Relativamente à decisão disciplinar do árbitro, o facto de considerar que se tratava de uma clara oportunidade de golo, foi por ter em conta que as quatro seguintes circunstâncias se verificaram: a distância entre o local da infracção e a baliza era curta (estava sobre o limite da área de penálti, a 16,5m), a direcção da jogada (Pizzi ia na diagonal mas directo ao guarda-redes), a possibilidade de manter ou controlar a bola (neste caso tinha mesmo a bola controlada), e a posição e o número de defensores (só César, central da equipa açoriana, é que eventualmente poderia intervir, mas estava de lado e afastado e o árbitro entendeu que já não teria hipóteses de tentar impedir o jogador do Benfica de finalizar).
Ainda dentro da vertente disciplinar, mais uma referência a propósito da chamada tripla penalização. Até à alteração da lei, sempre que um jogador cometia dentro da sua própria área um penálti e que, simultaneamente, anulasse uma clara oportunidade de golo, ele e a sua equipa sofriam uma tripla penalização, ou seja, penálti, ficavam com menos um em campo e no jogo seguinte esse jogador não poderia actuar. Agora, com a alteração da lei e em determinadas circunstâncias, isso já não acontece.
Assim sendo, quando um jogador comete uma infracção sobre um adversário dentro da sua área de penálti, impedindo a equipa adversária de marcar um golo ou anulando uma clara oportunidade de golo, e o árbitro assinala um pontapé de penálti, o infractor é advertido se a infracção tiver acontecido numa tentativa de jogar a bola. Em todas as outras circunstâncias (por exemplo, agarrar, empurrar, puxar, sem possibilidade de jogar a bola), o jogador tem de ser expulso.
Fábio Cardoso, ao ter usado a mão para travar Pizzi, quer fosse a infracção dentro ou fora da área, seria sempre expulso. A partir do momento que o árbitro entendeu que se tratava de uma clara oportunidade de golo, ou seja, com livre directo (infracção fora) ou penálti (infracção dentro), porque usou a mão na infracção e não os pés ou joelho na tal tentativa de jogar a bola, seria sempre cartão vermelho.
Por último, e olhando para a parte técnica (livre directo ou penálti), as infracções por regra são punidas no local onde tem início a sua acção, com a excepção prevista na lei 12 (Faltas e Incorrecções), que diz: “… Se um defensor começa a agarrar um atacante fora da área de penálti e prossegue a sua acção para o interior da área, o árbitro deve conceder um pontapé de penálti”.
Ora, João Capela alterou o penálti para livre directo com base em uma de duas hipóteses: ou achou que Fábio Cardoso agarrou Pizzi, mas que o largou ainda com este fora da área (e relembro que o que conta neste lance não é a colocação dos pés de quem sofre a infracção, mas a zona da falta, mão no ombro e sua projecção para o solo), ou então considerou que não houve um agarrão propriamente dito, apenas um contacto com a mão que impediu a movimentação e originou a queda.

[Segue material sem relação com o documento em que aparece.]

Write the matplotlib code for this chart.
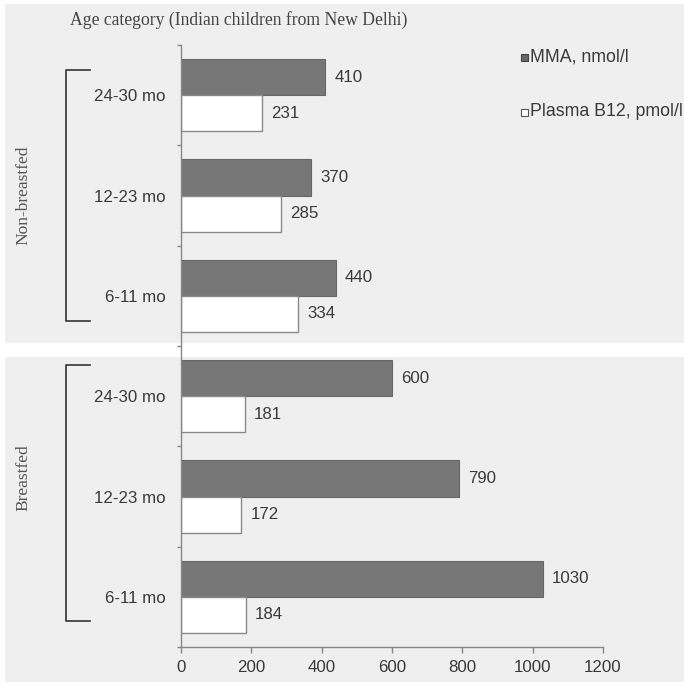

E como isso se deu inicialmente fora da área, mesmo que se prolongasse para dentro, e como não se tratava de “agarrar”, seria sempre punido no início da sua acção.
Um lance cheio de interpretações da lei, que teve de ter por parte do árbitro e do VAR uma resposta célere, sob efeito de enorme pressão de tempo, o que mostra de forma clara o grau de dificuldade de ser árbitro, videoárbitro e sobretudo o de ter de decidir.